### Source data
--*--

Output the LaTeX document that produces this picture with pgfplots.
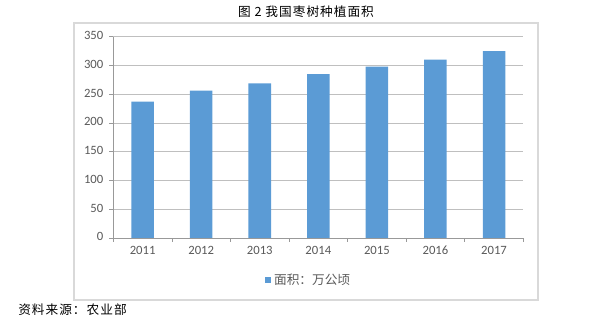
\documentclass[border=0pt]{standalone}
\usepackage{fontspec}
\setmainfont{Carlito}
\newfontfamily\cjk{Noto Sans CJK SC}
\newfontfamily\cjkwide[LetterSpace=8]{Noto Sans CJK SC}
\usepackage{pgfplots}
\pgfplotsset{compat=1.18}
\definecolor{barblue}{HTML}{5B9BD5}
\definecolor{txt}{HTML}{595959}
\definecolor{gridc}{HTML}{BFBFBF}
\definecolor{framec}{HTML}{D9D9D9}
\begin{document}
\begin{tikzpicture}
\path[use as bounding box] (0,0) rectangle (450pt,242.25pt);
\draw[framec, line width=0.8pt] (55.5pt,17.25pt) rectangle (403.5pt,225pt);
\node[font=\cjkwide\fontsize{9.5}{11}\selectfont, text=black] at (229.5pt,233.25pt) {图 2 我国枣树种植面积};
\node[font=\cjkwide\fontsize{9.5}{11}\selectfont, text=black, anchor=west, inner sep=0pt] at (13.5pt,9.75pt) {资料来源：农业部};
\begin{axis}[
  at={(85pt,63.75pt)}, anchor=south west,
  scale only axis, width=307.5pt, height=151pt,
  xmin=-0.5, xmax=6.5, ymin=0, ymax=350,
  ytick={0,50,...,350},
  xtick={-0.5,0.5,...,6.5}, xticklabels={},
  extra x ticks={0,1,2,3,4,5,6},
  extra x tick labels={2011,2012,2013,2014,2015,2016,2017},
  extra x tick style={major tick length=0pt, grid=none},
  axis x line*=bottom, axis y line*=left,
  axis line style={gridc!80!black, line width=0.6pt},
  tick style={gridc!80!black, line width=0.6pt},
  tick align=outside, major tick length=3pt,
  ymajorgrids, grid style={gridc, line width=0.6pt},
  tick label style={font=\fontsize{9.5}{11}\selectfont, text=txt},
  typeset ticklabels with strut,
  /pgf/number format/assume math mode=true,
  yticklabel style={xshift=-1pt},
  xticklabel style={yshift=-1pt},
  legend style={at={(0.477,-0.209)}, anchor=center, draw=none, fill=none,
    font=\cjk\fontsize{9.5}{11}\selectfont, text=txt, inner sep=0pt},
  ybar, bar width=16.9pt,
]
\addplot[fill=barblue, draw=none,
  legend image code/.code={\fill[barblue] (0pt,-2.4pt) rectangle (4.8pt,2.4pt);}]
  coordinates {(0,237) (1,256) (2,269) (3,285) (4,298) (5,310) (6,325)};
\addlegendentry{面积：万公顷}
\end{axis}
\end{tikzpicture}
\end{document}
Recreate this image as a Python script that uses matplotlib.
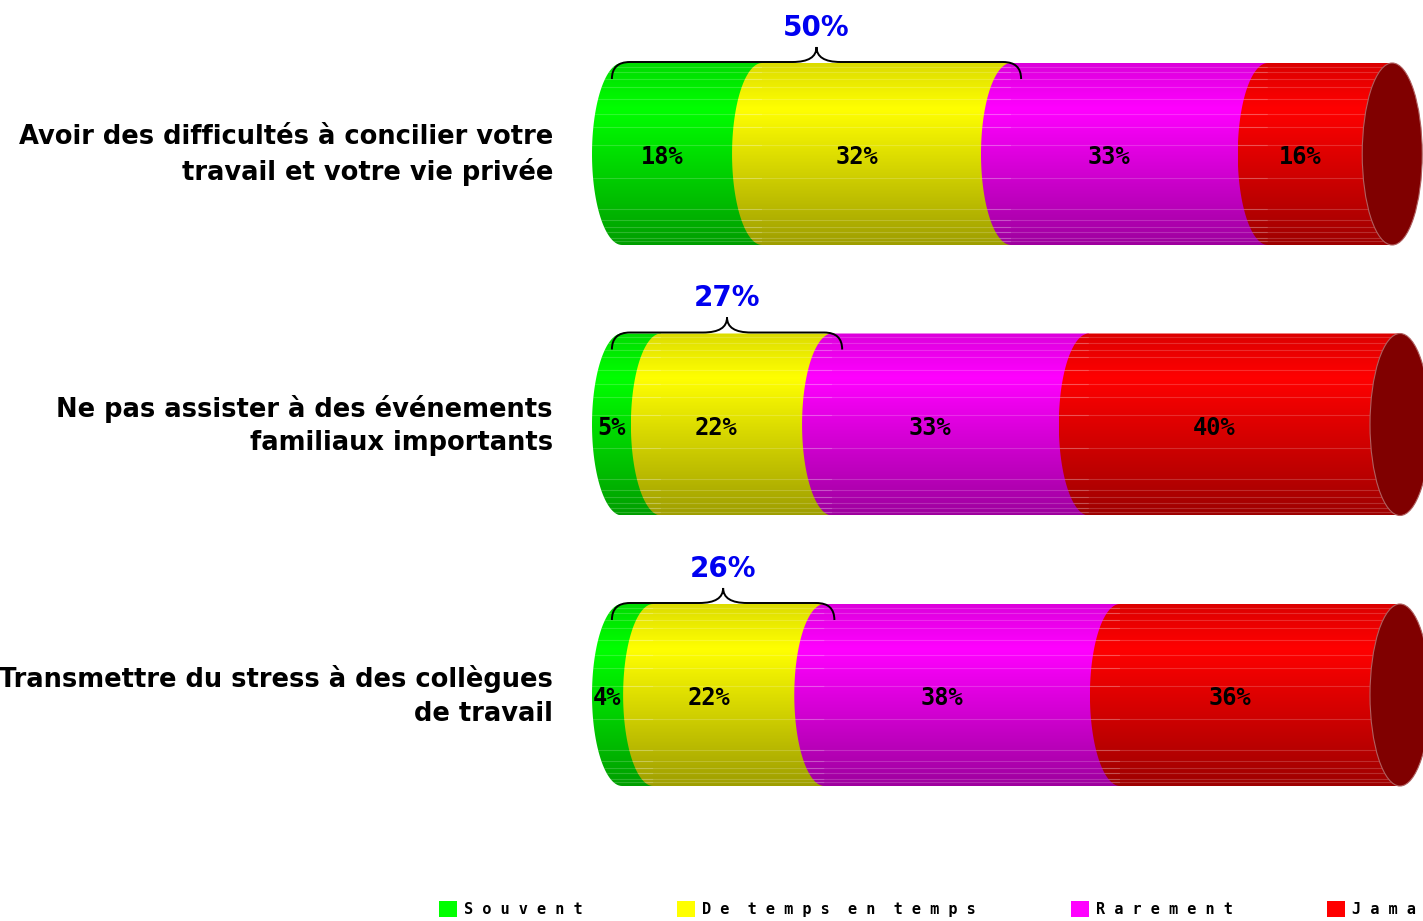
import numpy as np
import matplotlib.pyplot as plt
from matplotlib.path import Path
from matplotlib.patches import PathPatch, Ellipse, Patch
from matplotlib.colors import to_rgb

categories = ["Avoir des difficultés à concilier votre\ntravail et votre vie privée",
              "Ne pas assister à des événements\nfamiliaux importants",
              "Transmettre du stress à des collègues\nde travail"]
series = ["Souvent", "De temps en temps", "Rarement", "Jamais"]
souvent = [18, 5, 4]
de_temps = [32, 22, 22]
rarement = [33, 33, 38]
jamais = [16, 40, 36]
colors = ["#00ff00", "#ffff00", "#ff00ff", "#ff0000"]
cap_color = "#800000"

values = np.array([souvent, de_temps, rarement, jamais]).T

fig = plt.figure(figsize=(14.23, 9.21), dpi=100)
ax = fig.add_axes([0, 0, 1, 1])
ax.axis('off')

px = 7.78      # pixels per percent
py = 270.5     # pixels per row
a = 30 / px    # half width of the cylinder ellipse
h = 91 / py    # half height of a bar


def shade(c):
    c = np.array(to_rgb(c))
    pos = np.linspace(0, 1, 200)
    f = np.interp(pos, [0, 0.25, 1], [0.86, 1.0, 0.62])
    return (f[:, None] * c)[:, None, :]


def brace(xl, xr, y):
    # y = top edge of the bar (axis is inverted)
    ye, yl, yp = y + 16 / py, y - 1 / py, y - 16 / py
    xm = (xl + xr) / 2
    r1, r2 = 18 / px, 24 / px
    verts = [(xl, ye), (xl, yl), (xl + r1, yl), (xm - r2, yl), (xm, yl), (xm, yp),
             (xm, yl), (xm + r2, yl), (xr - r1, yl), (xr, yl), (xr, ye)]
    codes = [Path.MOVETO, Path.CURVE3, Path.CURVE3, Path.LINETO, Path.CURVE3, Path.CURVE3,
             Path.CURVE3, Path.CURVE3, Path.LINETO, Path.CURVE3, Path.CURVE3]
    ax.add_patch(PathPatch(Path(verts, codes), fc='none', ec='black', lw=1.4, zorder=5))


t = np.linspace(np.pi / 2, 3 * np.pi / 2, 60)
stripes = [0.02, 0.05, 0.09, 0.13, 0.2, 0.28, 0.35, 0.45, 0.63, 0.8, 0.86, 0.9, 0.93, 0.96, 0.98]
for i, row in enumerate(values):
    left = 0
    for j, v in enumerate(row):
        x0, x1 = left, left + v
        xs = np.r_[x0 + a * np.cos(t), x1, x1]
        ys = np.r_[i - h * np.sin(t), i + h, i - h]
        patch = PathPatch(Path(np.c_[xs, ys]), fc='none', ec='none')
        ax.add_patch(patch)
        im = ax.imshow(shade(colors[j]), extent=(x0 - a, x1, i + h, i - h), origin='upper',
                       aspect='auto', interpolation='bilinear', zorder=1)
        im.set_clip_path(patch)
        for s in stripes:
            ln, = ax.plot([x0 - a, x1], [i - h + 2 * h * s] * 2, color='white', alpha=0.18, lw=0.8, zorder=2)
            ln.set_clip_path(patch)
        ax.text((x0 + x1) / 2 - a, i + 3 / py, f"{v}%", ha='center', va='center', fontsize=17,
                family='DejaVu Sans Mono', weight='bold', color='black', zorder=6)
        left = x1
    ax.add_patch(Ellipse((left, i), 2 * a, 2 * h, fc=cap_color, ec='#b06060', lw=0.8, zorder=3))

    top2 = row[0] + row[1]
    brace(-1.3, top2 + 1.3, i - h)
    ax.text(top2 / 2, i - h - 35 / py, f"{top2}%", ha='center', va='center', fontsize=20,
            weight='bold', color='#0000f0', zorder=6)

    ax.text(-69 / px, i + 1 / py, categories[i], ha='right', va='center', fontsize=18.5,
            weight='bold', color='black', linespacing=1.36)

ax.set_xlim(-622 / px, (1423 - 622) / px)
ax.set_ylim((921 - 154) / py, -154 / py)

labels = ["  ".join(" ".join(w) for w in s.split()) for s in series]
handles = [Patch(fc=c, ec='none') for c in colors]
fig.legend(handles, labels, loc='center left', bbox_to_anchor=(439 / 1423, 1 - 909 / 921), ncol=4,
           frameon=False, prop=dict(family='DejaVu Sans Mono', weight='bold', size=11),
           handlelength=1.18, handleheight=1.18, handletextpad=0.45, columnspacing=6.2,
           borderpad=0, borderaxespad=0)

fig.savefig('out.png', dpi=100)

--*--

### Problem to work on
Write out all the records again, exactly, minus any pictures.

### Full response
Output the LaTeX document that produces this picture with pgfplots.
\documentclass[border=0pt]{standalone}
\usepackage{fontspec}
\setmainfont{Carlito}
\newfontfamily\cjk{Noto Sans CJK SC}
\newfontfamily\cjkwide[LetterSpace=8]{Noto Sans CJK SC}
\usepackage{pgfplots}
\pgfplotsset{compat=1.18}
\definecolor{barblue}{HTML}{5B9BD5}
\definecolor{txt}{HTML}{595959}
\definecolor{gridc}{HTML}{BFBFBF}
\definecolor{framec}{HTML}{D9D9D9}
\begin{document}
\begin{tikzpicture}
\path[use as bounding box] (0,0) rectangle (450pt,242.25pt);
\draw[framec, line width=0.8pt] (55.5pt,17.25pt) rectangle (403.5pt,225pt);
\node[font=\cjkwide\fontsize{9.5}{11}\selectfont, text=black] at (229.5pt,233.25pt) {图 2 我国枣树种植面积};
\node[font=\cjkwide\fontsize{9.5}{11}\selectfont, text=black, anchor=west, inner sep=0pt] at (13.5pt,9.75pt) {资料来源：农业部};
\begin{axis}[
  at={(85pt,63.75pt)}, anchor=south west,
  scale only axis, width=307.5pt, height=151pt,
  xmin=-0.5, xmax=6.5, ymin=0, ymax=350,
  ytick={0,50,...,350},
  xtick={-0.5,0.5,...,6.5}, xticklabels={},
  extra x ticks={0,1,2,3,4,5,6},
  extra x tick labels={2011,2012,2013,2014,2015,2016,2017},
  extra x tick style={major tick length=0pt, grid=none},
  axis x line*=bottom, axis y line*=left,
  axis line style={gridc!80!black, line width=0.6pt},
  tick style={gridc!80!black, line width=0.6pt},
  tick align=outside, major tick length=3pt,
  ymajorgrids, grid style={gridc, line width=0.6pt},
  tick label style={font=\fontsize{9.5}{11}\selectfont, text=txt},
  typeset ticklabels with strut,
  /pgf/number format/assume math mode=true,
  yticklabel style={xshift=-1pt},
  xticklabel style={yshift=-1pt},
  legend style={at={(0.477,-0.209)}, anchor=center, draw=none, fill=none,
    font=\cjk\fontsize{9.5}{11}\selectfont, text=txt, inner sep=0pt},
  ybar, bar width=16.9pt,
]
\addplot[fill=barblue, draw=none,
  legend image code/.code={\fill[barblue] (0pt,-2.4pt) rectangle (4.8pt,2.4pt);}]
  coordinates {(0,237) (1,256) (2,269) (3,285) (4,298) (5,310) (6,325)};
\addlegendentry{面积：万公顷}
\end{axis}
\end{tikzpicture}
\end{document}
Recreate this image as a Python script that uses matplotlib.
import numpy as np
import matplotlib.pyplot as plt
from matplotlib.path import Path
from matplotlib.patches import PathPatch, Ellipse, Patch
from matplotlib.colors import to_rgb

categories = ["Avoir des difficultés à concilier votre\ntravail et votre vie privée",
              "Ne pas assister à des événements\nfamiliaux importants",
              "Transmettre du stress à des collègues\nde travail"]
series = ["Souvent", "De temps en temps", "Rarement", "Jamais"]
souvent = [18, 5, 4]
de_temps = [32, 22, 22]
rarement = [33, 33, 38]
jamais = [16, 40, 36]
colors = ["#00ff00", "#ffff00", "#ff00ff", "#ff0000"]
cap_color = "#800000"

values = np.array([souvent, de_temps, rarement, jamais]).T

fig = plt.figure(figsize=(14.23, 9.21), dpi=100)
ax = fig.add_axes([0, 0, 1, 1])
ax.axis('off')

px = 7.78      # pixels per percent
py = 270.5     # pixels per row
a = 30 / px    # half width of the cylinder ellipse
h = 91 / py    # half height of a bar


def shade(c):
    c = np.array(to_rgb(c))
    pos = np.linspace(0, 1, 200)
    f = np.interp(pos, [0, 0.25, 1], [0.86, 1.0, 0.62])
    return (f[:, None] * c)[:, None, :]


def brace(xl, xr, y):
    # y = top edge of the bar (axis is inverted)
    ye, yl, yp = y + 16 / py, y - 1 / py, y - 16 / py
    xm = (xl + xr) / 2
    r1, r2 = 18 / px, 24 / px
    verts = [(xl, ye), (xl, yl), (xl + r1, yl), (xm - r2, yl), (xm, yl), (xm, yp),
             (xm, yl), (xm + r2, yl), (xr - r1, yl), (xr, yl), (xr, ye)]
    codes = [Path.MOVETO, Path.CURVE3, Path.CURVE3, Path.LINETO, Path.CURVE3, Path.CURVE3,
             Path.CURVE3, Path.CURVE3, Path.LINETO, Path.CURVE3, Path.CURVE3]
    ax.add_patch(PathPatch(Path(verts, codes), fc='none', ec='black', lw=1.4, zorder=5))


t = np.linspace(np.pi / 2, 3 * np.pi / 2, 60)
stripes = [0.02, 0.05, 0.09, 0.13, 0.2, 0.28, 0.35, 0.45, 0.63, 0.8, 0.86, 0.9, 0.93, 0.96, 0.98]
for i, row in enumerate(values):
    left = 0
    for j, v in enumerate(row):
        x0, x1 = left, left + v
        xs = np.r_[x0 + a * np.cos(t), x1, x1]
        ys = np.r_[i - h * np.sin(t), i + h, i - h]
        patch = PathPatch(Path(np.c_[xs, ys]), fc='none', ec='none')
        ax.add_patch(patch)
        im = ax.imshow(shade(colors[j]), extent=(x0 - a, x1, i + h, i - h), origin='upper',
                       aspect='auto', interpolation='bilinear', zorder=1)
        im.set_clip_path(patch)
        for s in stripes:
            ln, = ax.plot([x0 - a, x1], [i - h + 2 * h * s] * 2, color='white', alpha=0.18, lw=0.8, zorder=2)
            ln.set_clip_path(patch)
        ax.text((x0 + x1) / 2 - a, i + 3 / py, f"{v}%", ha='center', va='center', fontsize=17,
                family='DejaVu Sans Mono', weight='bold', color='black', zorder=6)
        left = x1
    ax.add_patch(Ellipse((left, i), 2 * a, 2 * h, fc=cap_color, ec='#b06060', lw=0.8, zorder=3))

    top2 = row[0] + row[1]
    brace(-1.3, top2 + 1.3, i - h)
    ax.text(top2 / 2, i - h - 35 / py, f"{top2}%", ha='center', va='center', fontsize=20,
            weight='bold', color='#0000f0', zorder=6)

    ax.text(-69 / px, i + 1 / py, categories[i], ha='right', va='center', fontsize=18.5,
            weight='bold', color='black', linespacing=1.36)

ax.set_xlim(-622 / px, (1423 - 622) / px)
ax.set_ylim((921 - 154) / py, -154 / py)

labels = ["  ".join(" ".join(w) for w in s.split()) for s in series]
handles = [Patch(fc=c, ec='none') for c in colors]
fig.legend(handles, labels, loc='center left', bbox_to_anchor=(439 / 1423, 1 - 909 / 921), ncol=4,
           frameon=False, prop=dict(family='DejaVu Sans Mono', weight='bold', size=11),
           handlelength=1.18, handleheight=1.18, handletextpad=0.45, columnspacing=6.2,
           borderpad=0, borderaxespad=0)

fig.savefig('out.png', dpi=100)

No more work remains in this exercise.